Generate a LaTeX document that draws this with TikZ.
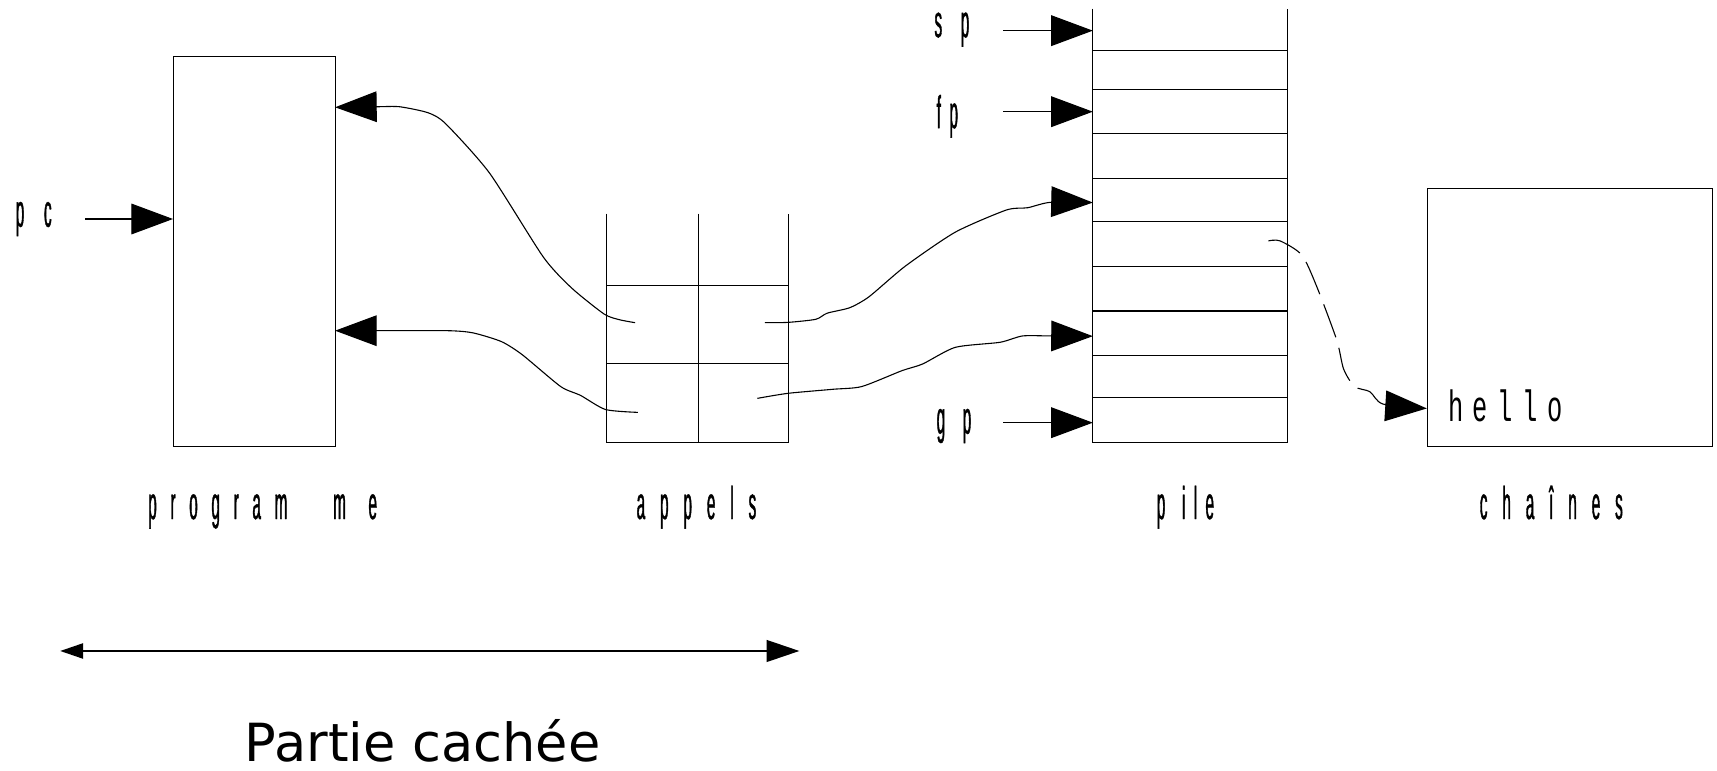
\documentclass[tikz,border=0pt]{standalone}
\usepackage{fontspec}
\usetikzlibrary{arrows.meta}
\newfontfamily\lblfont[FakeStretch=0.333,FakeBold=0.8]{Liberation Sans}
\newfontfamily\hellofont[FakeStretch=0.58]{Liberation Mono}
\newfontfamily\capfont{DejaVu Sans}
% letter-spaced text: \trk{gap}{letters}
\newdimen\trkamt
\def\trk#1#2{\trkamt=#1\relax\trkloop#2\relax}
\def\trkloop#1{\ifx\relax#1\unskip\else#1\hskip\trkamt\relax\expandafter\trkloop\fi}
\tikzset{
  box/.style={draw, line width=0.5pt, inner sep=0pt, anchor=north west},
  cell/.style={line width=0.5pt},
  lbl/.style={font=\lblfont\fontsize{21pt}{24pt}\selectfont, inner sep=0pt, anchor=base west},
  big/.style={-{Triangle[length=19pt,width=14pt]}, line width=0.5pt},
}
\begin{document}
\begin{tikzpicture}[x=0.5pt,y=-0.5pt]
\useasboundingbox (0,0) rectangle (1568,704);

% program memory and string area
\node[box, minimum width=74pt, minimum height=178pt] (prog) at (158,51) {};
\node[box, minimum width=130pt, minimum height=117.5pt] (str) at (1303,172) {};

% call stack grid (open at the top)
\draw[cell] (554,195) -- (554,404) -- (720,404) -- (720,195);
\draw[cell] (638,195) -- (638,404);
\draw[cell] (554,261) -- (720,261) (554,332) -- (720,332);

% data stack (open at the top)
\draw[cell] (998,8) -- (998,404) -- (1176,404) -- (1176,8);
\foreach \y in {46,82,122,163,202,243,284,325,363}
  \draw[cell] (998,\y) -- (1176,\y);

% connector ends
\coordinate (progHi) at (306,98);
\coordinate (progLo) at (306,302);
\coordinate (callA) at (580,294.7);
\coordinate (callB) at (582.6,376.6);
\coordinate (callC) at (698.6,294.7);
\coordinate (callD) at (691.6,363.8);
\coordinate (pileSP) at (998,28);
\coordinate (pileFP) at (998,102);
\coordinate (pileC1) at (998,185);
\coordinate (pileC2) at (998,307);
\coordinate (pileGP) at (998,386);
\coordinate (pileS) at (1158.3,220);
\coordinate (strIn) at (1303,373);

% register names
\node[lbl] (pc) at (14,207) {\trk{9pt}{pc}};
\node[lbl] (sp) at (853,34) {\trk{8.5pt}{sp}};
\node[lbl] (fp) at (855,117) {\trk{3.9pt}{fp}};
\node[lbl] (gp) at (855,396) {\trk{8pt}{gp}};
\coordinate (pcT) at (78,200);
\coordinate (spT) at (916,28);
\coordinate (fpT) at (916,102);
\coordinate (gpT) at (916,386);
\draw[big] (pcT) -- (pcT -| prog.west);
\draw[big] (spT) -- (pileSP);
\draw[big] (fpT) -- (pileFP);
\draw[big] (gpT) -- (pileGP);

% return addresses into the program
\draw[big] plot[smooth, tension=0.4] coordinates {(callA) (565.8,292) (551.7,286.8)
  (522,263) (496,234.5) (447,158) (407,113) (391,103) (365,97.5) (344,97.5) (progHi)};
\draw[big] plot[smooth, tension=0.4] coordinates {(callB) (553,374) (530,361) (512,353)
  (477,324) (458,312) (432,304) (409,302) (344,302) (progLo)};

% saved frame pointers into the stack
\draw[big] plot[smooth, tension=0.4] coordinates {(callC) (719.7,294.4) (745,291.6)
  (755.4,286) (776,281) (793.6,271) (826.8,243) (872.4,212) (919,191.8) (938.5,189.7)
  (959,184.8) (pileC1)};
\draw[big] plot[smooth, tension=0.4] coordinates {(callD) (719.6,359.2) (760.7,355.5)
  (787,353) (823.7,338.5) (842.6,332.4) (872.4,317.2) (913.2,312.6) (933.8,306.8)
  (959,306.8) (pileC2)};

% stack slot pointing to a string
\draw[big, dash pattern=on 16pt off 5pt] plot[smooth, tension=0.45] coordinates {(pileS)
  (1169,220) (1188.8,232.9) (1202.5,261.8) (1220.7,310.5) (1227,337) (1237,353)
  (1251,357.7) (1263,369) (strIn)};

\node[anchor=base west, inner sep=0pt, font=\hellofont\fontsize{20pt}{24pt}\selectfont]
  (hello) at (1322,384.5) {\trk{4.4pt}{hello}};

% area captions
\node[lbl] (lprog) at (135,474) {\trk{6.25pt}{program}\hskip 20.9pt m\hskip 10.3pt e};
\node[lbl] (lcall) at (581,474) {\trk{6.8pt}{appels}};
\node[lbl] (lpile) at (1056,474) {p\hskip 7.6pt i\hskip 3.85pt l\hskip 3.8pt e};
\node[lbl] (lstr) at (1351,474) {\trk{6.8pt}{chaînes}};

% extent of the hidden part
\coordinate (hl) at (55,594.5);
\coordinate (hr) at (730,594.5);
\draw[{Triangle[length=10.5pt,width=7pt]}-{Triangle[length=15pt,width=10pt]}, line width=0.7pt] (hl) -- (hr);
\node[font=\capfont\fontsize{24pt}{28pt}\selectfont, anchor=base, inner sep=0pt, text depth=0pt]
  (hidden) at (386,695.5) {Partie cachée};
\end{tikzpicture}
\end{document}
========================================
:: Work to be completed ::
Omit the pictures, then repeat exactly each line from the beginning of the listing through the line with "(998,\y) -- (1176,\y);".

:: Answer for this exercise ::
Generate a LaTeX document that draws this with TikZ.
\documentclass[tikz,border=0pt]{standalone}
\usepackage{fontspec}
\usetikzlibrary{arrows.meta}
\newfontfamily\lblfont[FakeStretch=0.333,FakeBold=0.8]{Liberation Sans}
\newfontfamily\hellofont[FakeStretch=0.58]{Liberation Mono}
\newfontfamily\capfont{DejaVu Sans}
% letter-spaced text: \trk{gap}{letters}
\newdimen\trkamt
\def\trk#1#2{\trkamt=#1\relax\trkloop#2\relax}
\def\trkloop#1{\ifx\relax#1\unskip\else#1\hskip\trkamt\relax\expandafter\trkloop\fi}
\tikzset{
  box/.style={draw, line width=0.5pt, inner sep=0pt, anchor=north west},
  cell/.style={line width=0.5pt},
  lbl/.style={font=\lblfont\fontsize{21pt}{24pt}\selectfont, inner sep=0pt, anchor=base west},
  big/.style={-{Triangle[length=19pt,width=14pt]}, line width=0.5pt},
}
\begin{document}
\begin{tikzpicture}[x=0.5pt,y=-0.5pt]
\useasboundingbox (0,0) rectangle (1568,704);

% program memory and string area
\node[box, minimum width=74pt, minimum height=178pt] (prog) at (158,51) {};
\node[box, minimum width=130pt, minimum height=117.5pt] (str) at (1303,172) {};

% call stack grid (open at the top)
\draw[cell] (554,195) -- (554,404) -- (720,404) -- (720,195);
\draw[cell] (638,195) -- (638,404);
\draw[cell] (554,261) -- (720,261) (554,332) -- (720,332);

% data stack (open at the top)
\draw[cell] (998,8) -- (998,404) -- (1176,404) -- (1176,8);
\foreach \y in {46,82,122,163,202,243,284,325,363}
  \draw[cell] (998,\y) -- (1176,\y);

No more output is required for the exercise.